Quote exactly, and only, the lines of the material below from the line with "Clone this chart in React, TypeScript" through the line with "const yStep = 20000;".

■ **Records for the exercise**
+ + + +
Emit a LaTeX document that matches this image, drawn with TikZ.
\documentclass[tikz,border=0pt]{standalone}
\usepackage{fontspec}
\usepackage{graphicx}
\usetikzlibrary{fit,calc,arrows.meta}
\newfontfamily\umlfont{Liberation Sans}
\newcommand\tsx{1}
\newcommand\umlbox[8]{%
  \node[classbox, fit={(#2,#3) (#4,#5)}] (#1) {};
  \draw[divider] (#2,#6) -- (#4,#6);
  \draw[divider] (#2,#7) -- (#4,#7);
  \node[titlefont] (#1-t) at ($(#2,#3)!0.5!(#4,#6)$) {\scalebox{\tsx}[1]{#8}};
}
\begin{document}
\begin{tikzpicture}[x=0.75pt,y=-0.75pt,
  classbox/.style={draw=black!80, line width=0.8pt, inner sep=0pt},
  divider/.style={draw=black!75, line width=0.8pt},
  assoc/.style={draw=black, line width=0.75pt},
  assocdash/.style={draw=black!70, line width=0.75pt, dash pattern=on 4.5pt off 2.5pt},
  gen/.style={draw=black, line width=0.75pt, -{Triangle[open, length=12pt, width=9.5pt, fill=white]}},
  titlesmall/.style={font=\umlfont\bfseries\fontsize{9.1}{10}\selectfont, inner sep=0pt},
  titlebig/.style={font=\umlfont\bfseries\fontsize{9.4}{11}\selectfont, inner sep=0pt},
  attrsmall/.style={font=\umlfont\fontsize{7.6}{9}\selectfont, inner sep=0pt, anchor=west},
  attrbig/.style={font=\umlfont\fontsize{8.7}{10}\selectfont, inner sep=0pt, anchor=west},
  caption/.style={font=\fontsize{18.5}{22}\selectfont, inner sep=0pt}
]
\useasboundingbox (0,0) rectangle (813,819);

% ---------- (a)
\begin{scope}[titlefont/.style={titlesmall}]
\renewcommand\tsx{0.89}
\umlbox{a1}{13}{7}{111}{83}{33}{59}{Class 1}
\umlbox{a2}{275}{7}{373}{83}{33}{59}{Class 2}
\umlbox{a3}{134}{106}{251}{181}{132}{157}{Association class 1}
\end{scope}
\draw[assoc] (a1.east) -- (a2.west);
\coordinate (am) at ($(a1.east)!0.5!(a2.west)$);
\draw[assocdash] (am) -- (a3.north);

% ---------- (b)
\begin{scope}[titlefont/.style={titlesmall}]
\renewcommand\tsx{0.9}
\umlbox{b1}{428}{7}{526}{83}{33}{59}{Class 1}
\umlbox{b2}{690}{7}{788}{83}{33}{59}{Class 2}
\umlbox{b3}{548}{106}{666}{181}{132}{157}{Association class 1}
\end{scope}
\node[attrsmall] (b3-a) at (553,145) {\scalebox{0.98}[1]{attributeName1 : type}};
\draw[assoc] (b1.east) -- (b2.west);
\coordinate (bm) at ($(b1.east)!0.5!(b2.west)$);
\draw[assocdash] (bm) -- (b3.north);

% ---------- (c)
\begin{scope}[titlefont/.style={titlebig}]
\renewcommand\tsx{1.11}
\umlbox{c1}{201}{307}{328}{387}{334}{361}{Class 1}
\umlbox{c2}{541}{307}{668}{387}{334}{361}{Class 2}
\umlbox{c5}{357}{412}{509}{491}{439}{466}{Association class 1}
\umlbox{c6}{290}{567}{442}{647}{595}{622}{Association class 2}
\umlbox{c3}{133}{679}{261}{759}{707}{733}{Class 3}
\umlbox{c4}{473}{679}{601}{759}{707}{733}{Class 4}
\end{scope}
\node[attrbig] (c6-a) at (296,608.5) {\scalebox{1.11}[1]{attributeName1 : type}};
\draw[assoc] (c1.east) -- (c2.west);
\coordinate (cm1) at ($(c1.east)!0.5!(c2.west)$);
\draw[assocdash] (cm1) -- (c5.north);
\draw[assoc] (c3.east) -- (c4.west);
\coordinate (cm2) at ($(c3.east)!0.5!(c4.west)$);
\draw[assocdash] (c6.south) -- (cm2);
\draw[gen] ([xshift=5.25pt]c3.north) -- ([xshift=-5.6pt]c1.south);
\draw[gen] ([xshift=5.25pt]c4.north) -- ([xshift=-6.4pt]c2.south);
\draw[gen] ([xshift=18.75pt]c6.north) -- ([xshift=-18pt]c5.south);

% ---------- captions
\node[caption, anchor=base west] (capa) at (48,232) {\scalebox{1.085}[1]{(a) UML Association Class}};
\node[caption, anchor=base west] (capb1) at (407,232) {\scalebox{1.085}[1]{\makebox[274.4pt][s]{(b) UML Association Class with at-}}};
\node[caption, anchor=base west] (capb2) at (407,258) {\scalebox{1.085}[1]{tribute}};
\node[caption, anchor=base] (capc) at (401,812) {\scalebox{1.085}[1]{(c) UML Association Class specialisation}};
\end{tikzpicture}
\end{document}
+ + + +
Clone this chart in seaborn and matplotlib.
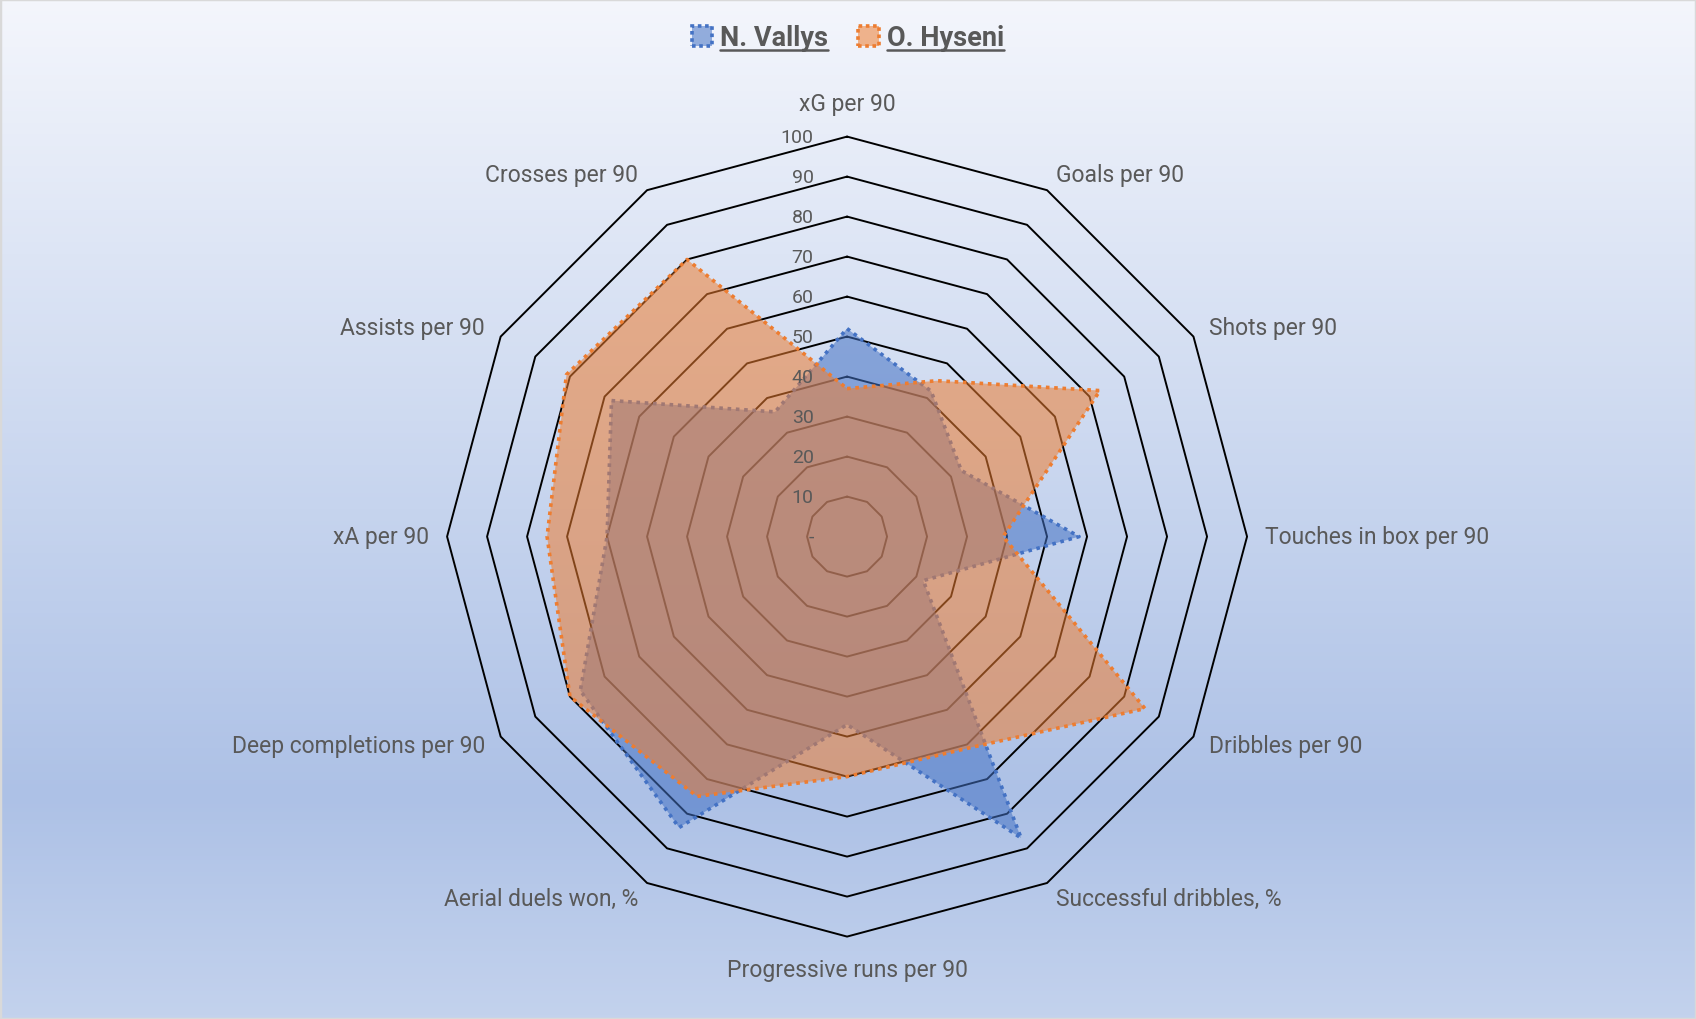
+ + + +
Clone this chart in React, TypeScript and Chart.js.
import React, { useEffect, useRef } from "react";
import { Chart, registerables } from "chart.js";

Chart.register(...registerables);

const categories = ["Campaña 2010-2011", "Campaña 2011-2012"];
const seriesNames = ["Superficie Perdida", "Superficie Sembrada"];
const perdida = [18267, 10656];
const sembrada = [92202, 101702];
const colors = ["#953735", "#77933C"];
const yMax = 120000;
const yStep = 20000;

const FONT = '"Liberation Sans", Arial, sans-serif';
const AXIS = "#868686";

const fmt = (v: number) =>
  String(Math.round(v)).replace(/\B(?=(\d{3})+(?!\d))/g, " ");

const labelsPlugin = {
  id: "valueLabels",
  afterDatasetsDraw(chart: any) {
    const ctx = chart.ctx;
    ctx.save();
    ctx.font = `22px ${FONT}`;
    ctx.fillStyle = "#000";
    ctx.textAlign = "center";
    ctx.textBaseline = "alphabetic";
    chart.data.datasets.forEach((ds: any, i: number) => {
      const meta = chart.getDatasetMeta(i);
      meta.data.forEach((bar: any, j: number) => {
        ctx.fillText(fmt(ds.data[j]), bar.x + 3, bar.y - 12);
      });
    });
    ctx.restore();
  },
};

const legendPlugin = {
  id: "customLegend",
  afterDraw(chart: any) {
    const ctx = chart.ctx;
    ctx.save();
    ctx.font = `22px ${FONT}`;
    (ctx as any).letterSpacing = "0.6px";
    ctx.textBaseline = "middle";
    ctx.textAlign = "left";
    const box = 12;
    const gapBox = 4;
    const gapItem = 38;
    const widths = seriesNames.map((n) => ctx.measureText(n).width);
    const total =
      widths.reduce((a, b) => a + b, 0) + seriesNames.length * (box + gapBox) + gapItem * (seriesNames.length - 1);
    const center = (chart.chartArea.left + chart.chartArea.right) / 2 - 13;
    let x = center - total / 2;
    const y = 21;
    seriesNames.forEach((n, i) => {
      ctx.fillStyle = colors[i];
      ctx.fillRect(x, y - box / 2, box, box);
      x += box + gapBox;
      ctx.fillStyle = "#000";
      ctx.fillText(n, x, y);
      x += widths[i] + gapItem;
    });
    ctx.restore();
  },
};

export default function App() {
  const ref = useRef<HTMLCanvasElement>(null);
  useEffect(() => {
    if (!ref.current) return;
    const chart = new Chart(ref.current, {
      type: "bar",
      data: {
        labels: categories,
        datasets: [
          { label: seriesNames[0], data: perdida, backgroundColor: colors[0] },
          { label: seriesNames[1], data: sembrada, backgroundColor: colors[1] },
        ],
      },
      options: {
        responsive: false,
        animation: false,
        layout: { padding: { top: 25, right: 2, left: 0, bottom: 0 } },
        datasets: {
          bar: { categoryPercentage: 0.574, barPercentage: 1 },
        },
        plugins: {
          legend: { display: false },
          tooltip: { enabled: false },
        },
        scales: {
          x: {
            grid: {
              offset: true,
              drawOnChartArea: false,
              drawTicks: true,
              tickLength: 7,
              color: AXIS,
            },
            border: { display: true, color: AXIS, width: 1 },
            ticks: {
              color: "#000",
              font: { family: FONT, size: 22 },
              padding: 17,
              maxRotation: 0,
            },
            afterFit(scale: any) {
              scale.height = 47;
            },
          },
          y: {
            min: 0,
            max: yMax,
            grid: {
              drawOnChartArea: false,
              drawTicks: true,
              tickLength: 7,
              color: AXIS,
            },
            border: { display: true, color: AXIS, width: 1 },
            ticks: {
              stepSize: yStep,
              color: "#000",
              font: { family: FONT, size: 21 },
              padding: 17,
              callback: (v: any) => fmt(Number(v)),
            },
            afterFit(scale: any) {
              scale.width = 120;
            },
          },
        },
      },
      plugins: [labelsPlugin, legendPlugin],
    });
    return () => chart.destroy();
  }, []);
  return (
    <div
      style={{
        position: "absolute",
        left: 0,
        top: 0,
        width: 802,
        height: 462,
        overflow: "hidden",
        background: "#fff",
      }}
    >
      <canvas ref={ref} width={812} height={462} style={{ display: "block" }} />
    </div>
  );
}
+ + + +
■ **Written solution**
Clone this chart in React, TypeScript and Chart.js.
import React, { useEffect, useRef } from "react";
import { Chart, registerables } from "chart.js";

Chart.register(...registerables);

const categories = ["Campaña 2010-2011", "Campaña 2011-2012"];
const seriesNames = ["Superficie Perdida", "Superficie Sembrada"];
const perdida = [18267, 10656];
const sembrada = [92202, 101702];
const colors = ["#953735", "#77933C"];
const yMax = 120000;
const yStep = 20000;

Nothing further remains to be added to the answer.